Mentre l'arte offre un rimedio momentaneo al dolore, l'etica ne fornisce uno più duraturo. Elaborando la propria dottrina morale, Schopenhauer si confronta (distanziandosene) con la concezione kantiana della libertà, chiarendo che l'uomo non è libero, sebbene si illuda di essere tale. Soltanto la volontà è libera, in quanto non vincolata al principio di ragion sufficiente, mentre il singolo essere umano è libero solamente nella misura in cui "fa parte" della volontà universale.
Come si svolge il percorso dell'etica?
L'atteggiamento etico ha origine dalla compassione, vale a dire dalla capacità di comprendere e sentire le sofferenze altrui come se fossero le nostre: così facendo, riconosciamo noi stessi e gli altri come accomunati da un unico e universale dolore.
A partire dal sentimento fondamentale della compassione, l'atteggiamento etico si articola in giustizia e carità: la prima consiste sostanzialmente nel porre un freno alla propria volontà, in modo da non negare quella altrui; la seconda si esprime come agápe, cioè come amore disinteressato che può spingersi fino al sacrificio della propria vita. L'agápe si distingue dall'éros, cioè dall'amore carnale, che risponde a un sentimento egoistico di affermazione di sé e di autoconservazione.
È possibile cessare di volere?
La piena liberazione dal dolore richiede, secondo Schopenhauer, un'autentica e totale negazione della volontà: si tratta cioè di trasformare la voluntas in noluntas.

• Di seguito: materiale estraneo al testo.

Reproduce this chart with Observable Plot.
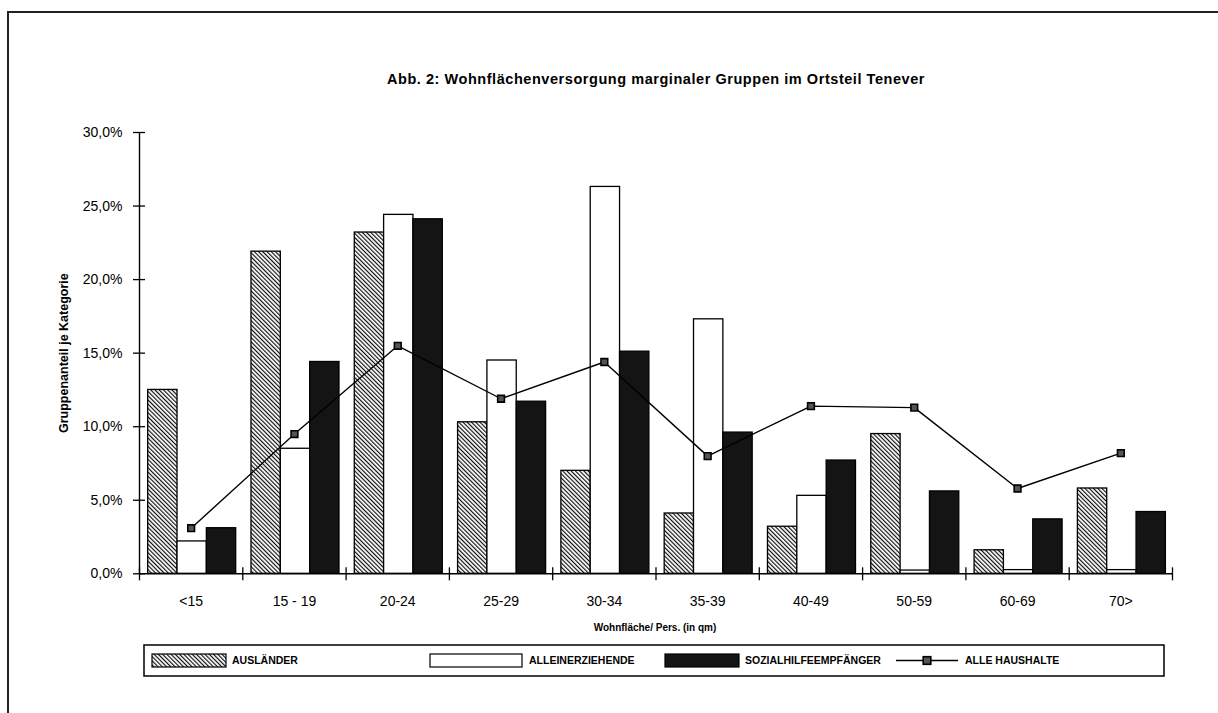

Ciò è possibile soltanto nell'ascesi, che si realizza con un cammino di digiuno, castità, abnegazione e rinuncia. Facendo riferimento all'elemento ascetico presente nelle grandi tradizioni religiose, dal cristianesimo al buddismo, Schopenhauer afferma che l'asceta supera la propria individualità e la dimensione fenomenica, annullando la volontà in una assoluta assenza di desideri.